Однажды с поезда сняли женщину молоденькую, почти девочку, лет шестнадцати, не больше. Роды у нее начались прямо в поезде, ну ее и ссадили с поезда да прямо к нам в больницу. Как раз в мое дежурство. Первородка! Намучились мы с ней – не передать! Я твою маму на подмогу вызвала. Родила она двойню, обе девочки, сама едва живая, чудо, что Богу душу не отдала. Тощая, одетая бедно, перепуганная… Куда, спрашиваю, едешь? Родители есть? А она плачет в ответ, говорит, к родственникам. Вот, думаю, радость нечаянная родственникам будет. А отец кто? А отец, говорит, умер. А сама глаза прячет. Деревенская деваха, глупая, молодая… И тогда я сказала твоей маме: Татьяна, возьми себе одного ребеночка, куда ей двое? Ей и одного много. А твоя мама побледнела, смотрит на меня, как же можно, говорит, Полина Петровна, а у самой надежда в глазах светится. Этой вертихвостке разве дети нужны, говорю? Ты дите хочешь? Хочу, отвечает. Ну, так бери! Бог послал! Забирай и езжай, куда подальше, а я завтра скажу, что ты к родственникам уехала, потом пришлешь заявление по собственному…

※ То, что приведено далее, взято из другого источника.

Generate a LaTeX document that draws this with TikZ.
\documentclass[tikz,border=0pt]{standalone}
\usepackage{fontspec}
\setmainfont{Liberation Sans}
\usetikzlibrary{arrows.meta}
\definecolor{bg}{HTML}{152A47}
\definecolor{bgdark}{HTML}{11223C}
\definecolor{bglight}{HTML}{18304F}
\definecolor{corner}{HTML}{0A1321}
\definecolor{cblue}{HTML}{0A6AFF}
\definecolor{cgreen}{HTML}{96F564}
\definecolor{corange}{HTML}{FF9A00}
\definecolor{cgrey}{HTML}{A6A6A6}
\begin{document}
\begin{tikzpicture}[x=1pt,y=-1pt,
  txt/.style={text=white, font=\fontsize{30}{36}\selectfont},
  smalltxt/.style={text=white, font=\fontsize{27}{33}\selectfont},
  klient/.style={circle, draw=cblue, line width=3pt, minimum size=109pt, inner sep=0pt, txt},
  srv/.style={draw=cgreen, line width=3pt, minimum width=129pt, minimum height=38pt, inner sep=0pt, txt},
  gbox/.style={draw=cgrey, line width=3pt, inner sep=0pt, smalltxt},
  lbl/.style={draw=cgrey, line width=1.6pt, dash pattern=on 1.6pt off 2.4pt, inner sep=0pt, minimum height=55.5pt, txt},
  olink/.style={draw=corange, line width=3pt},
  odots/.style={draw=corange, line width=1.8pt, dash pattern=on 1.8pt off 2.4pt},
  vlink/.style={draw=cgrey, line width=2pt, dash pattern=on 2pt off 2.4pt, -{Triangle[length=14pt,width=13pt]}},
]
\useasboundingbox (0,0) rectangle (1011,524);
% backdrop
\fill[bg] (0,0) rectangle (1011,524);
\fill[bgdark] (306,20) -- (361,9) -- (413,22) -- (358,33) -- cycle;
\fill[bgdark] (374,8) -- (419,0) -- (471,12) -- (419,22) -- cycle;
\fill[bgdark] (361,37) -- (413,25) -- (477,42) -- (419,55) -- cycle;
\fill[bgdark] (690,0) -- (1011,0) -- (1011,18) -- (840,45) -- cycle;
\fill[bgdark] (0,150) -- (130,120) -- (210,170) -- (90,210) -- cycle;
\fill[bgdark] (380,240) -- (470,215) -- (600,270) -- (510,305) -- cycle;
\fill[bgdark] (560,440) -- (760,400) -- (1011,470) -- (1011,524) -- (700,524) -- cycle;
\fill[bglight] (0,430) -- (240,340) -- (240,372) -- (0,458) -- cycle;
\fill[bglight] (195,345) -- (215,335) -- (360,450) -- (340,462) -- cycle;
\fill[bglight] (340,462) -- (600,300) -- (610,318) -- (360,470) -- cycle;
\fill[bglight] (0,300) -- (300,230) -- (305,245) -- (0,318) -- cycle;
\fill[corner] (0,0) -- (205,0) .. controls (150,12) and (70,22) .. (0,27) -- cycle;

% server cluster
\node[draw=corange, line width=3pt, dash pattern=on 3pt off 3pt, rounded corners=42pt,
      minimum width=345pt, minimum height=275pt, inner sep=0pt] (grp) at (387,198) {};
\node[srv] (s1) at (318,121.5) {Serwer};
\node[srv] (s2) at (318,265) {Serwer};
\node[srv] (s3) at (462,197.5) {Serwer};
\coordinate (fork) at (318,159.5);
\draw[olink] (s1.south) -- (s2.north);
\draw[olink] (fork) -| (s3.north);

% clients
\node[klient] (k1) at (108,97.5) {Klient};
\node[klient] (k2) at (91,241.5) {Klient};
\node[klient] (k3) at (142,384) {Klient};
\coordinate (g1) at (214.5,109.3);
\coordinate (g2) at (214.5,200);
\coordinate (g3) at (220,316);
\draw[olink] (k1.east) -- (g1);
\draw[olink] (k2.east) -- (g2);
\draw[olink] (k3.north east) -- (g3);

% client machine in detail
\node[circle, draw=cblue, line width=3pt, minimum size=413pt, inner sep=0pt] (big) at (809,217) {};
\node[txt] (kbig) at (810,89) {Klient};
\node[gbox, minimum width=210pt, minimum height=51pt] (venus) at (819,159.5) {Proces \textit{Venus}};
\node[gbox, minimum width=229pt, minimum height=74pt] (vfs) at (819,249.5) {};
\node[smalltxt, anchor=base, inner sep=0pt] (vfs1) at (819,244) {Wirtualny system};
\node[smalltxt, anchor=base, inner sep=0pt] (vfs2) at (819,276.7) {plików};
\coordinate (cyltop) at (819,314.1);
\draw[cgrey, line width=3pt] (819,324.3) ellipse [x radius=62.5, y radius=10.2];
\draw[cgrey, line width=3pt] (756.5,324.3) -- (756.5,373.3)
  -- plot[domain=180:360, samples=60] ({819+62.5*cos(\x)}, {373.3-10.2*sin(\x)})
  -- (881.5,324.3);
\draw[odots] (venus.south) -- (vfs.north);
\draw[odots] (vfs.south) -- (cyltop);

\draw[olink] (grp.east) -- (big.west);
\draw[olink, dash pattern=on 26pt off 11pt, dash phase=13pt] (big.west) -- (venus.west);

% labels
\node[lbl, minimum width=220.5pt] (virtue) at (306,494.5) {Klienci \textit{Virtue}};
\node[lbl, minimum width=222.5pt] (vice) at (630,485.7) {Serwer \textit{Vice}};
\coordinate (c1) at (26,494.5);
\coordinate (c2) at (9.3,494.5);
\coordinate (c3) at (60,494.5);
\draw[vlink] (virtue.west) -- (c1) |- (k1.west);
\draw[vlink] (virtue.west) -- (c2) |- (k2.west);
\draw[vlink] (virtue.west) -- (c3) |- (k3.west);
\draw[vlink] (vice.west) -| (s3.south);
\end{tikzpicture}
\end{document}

Держит она ребенка, тебя, Оленька, в простынке, прижимает к себе, вижу, что уже не выпустит, а в глазах такое счастье светится, прямо, как с ума сошла, слезы блестят… Спасибо, говорит, Полина, век не забуду, что вы для меня сделали! Иди, говорю, домой, соберись, до утренней смены еще часа три, успеешь обернуться, а я тут посмотрю, чего вам с собой дать. И уехала она с ребеночком в ту же ночь, попутками, бежала, ног под собой не чуя…

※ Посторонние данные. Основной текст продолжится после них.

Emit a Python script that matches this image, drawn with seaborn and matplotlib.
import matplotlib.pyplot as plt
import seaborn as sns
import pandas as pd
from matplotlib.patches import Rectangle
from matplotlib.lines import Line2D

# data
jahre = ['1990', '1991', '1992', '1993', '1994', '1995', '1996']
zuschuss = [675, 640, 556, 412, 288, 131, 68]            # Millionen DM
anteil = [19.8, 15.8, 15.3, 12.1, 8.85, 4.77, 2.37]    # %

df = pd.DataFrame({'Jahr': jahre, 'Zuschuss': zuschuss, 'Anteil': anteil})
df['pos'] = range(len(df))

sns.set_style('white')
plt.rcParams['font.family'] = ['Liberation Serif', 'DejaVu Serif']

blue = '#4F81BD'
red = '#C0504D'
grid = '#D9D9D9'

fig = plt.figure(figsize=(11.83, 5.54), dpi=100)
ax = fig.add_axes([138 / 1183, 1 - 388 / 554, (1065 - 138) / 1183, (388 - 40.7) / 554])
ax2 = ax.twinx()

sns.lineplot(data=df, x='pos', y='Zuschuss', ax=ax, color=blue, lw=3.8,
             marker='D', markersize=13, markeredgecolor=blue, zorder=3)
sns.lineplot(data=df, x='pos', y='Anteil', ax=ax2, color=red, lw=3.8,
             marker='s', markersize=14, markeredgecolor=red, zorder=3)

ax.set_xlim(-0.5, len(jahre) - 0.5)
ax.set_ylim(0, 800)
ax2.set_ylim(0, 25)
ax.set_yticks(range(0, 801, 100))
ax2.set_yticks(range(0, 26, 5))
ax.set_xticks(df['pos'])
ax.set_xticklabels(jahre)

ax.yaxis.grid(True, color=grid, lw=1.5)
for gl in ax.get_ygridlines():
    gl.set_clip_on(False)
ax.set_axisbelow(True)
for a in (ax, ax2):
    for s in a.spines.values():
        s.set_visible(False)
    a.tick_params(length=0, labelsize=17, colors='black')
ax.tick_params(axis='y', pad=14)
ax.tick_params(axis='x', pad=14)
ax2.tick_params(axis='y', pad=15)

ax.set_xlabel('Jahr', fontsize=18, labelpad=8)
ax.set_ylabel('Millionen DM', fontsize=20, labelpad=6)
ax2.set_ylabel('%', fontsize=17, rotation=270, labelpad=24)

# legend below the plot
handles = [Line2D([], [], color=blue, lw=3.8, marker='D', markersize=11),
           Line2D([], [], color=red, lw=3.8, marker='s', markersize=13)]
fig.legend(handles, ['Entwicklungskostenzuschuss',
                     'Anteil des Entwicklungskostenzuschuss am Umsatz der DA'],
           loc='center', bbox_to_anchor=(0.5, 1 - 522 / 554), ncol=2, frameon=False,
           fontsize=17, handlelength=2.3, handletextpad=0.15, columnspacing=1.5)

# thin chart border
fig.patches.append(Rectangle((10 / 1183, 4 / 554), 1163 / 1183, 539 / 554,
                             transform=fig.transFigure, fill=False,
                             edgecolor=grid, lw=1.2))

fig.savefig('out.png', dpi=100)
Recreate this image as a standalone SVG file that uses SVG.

А девчонка эта, Таисья, пришла в себя, тощая, несчастная, принесла я ей ребеночка, на, девочка, говорю, куклу тебе! Она взяла ребеночка на руки, показала я, как кормить надо, она на меня смотрит, а глазищи большие, синие, как плошки, забираю дите, а она, ну, чисто волчица, глазами за мной водит, беспокоится. И тут такая меня тоска взяла, поняла, что наделала! Разлучила мать и младенца! Впору завыть, да поздно. Сделанного не воротишь. А только покоя мне с тех пор не было. И каялась, и прощения просила у Господа… сколько лет уж ношу тяжесть в сердце.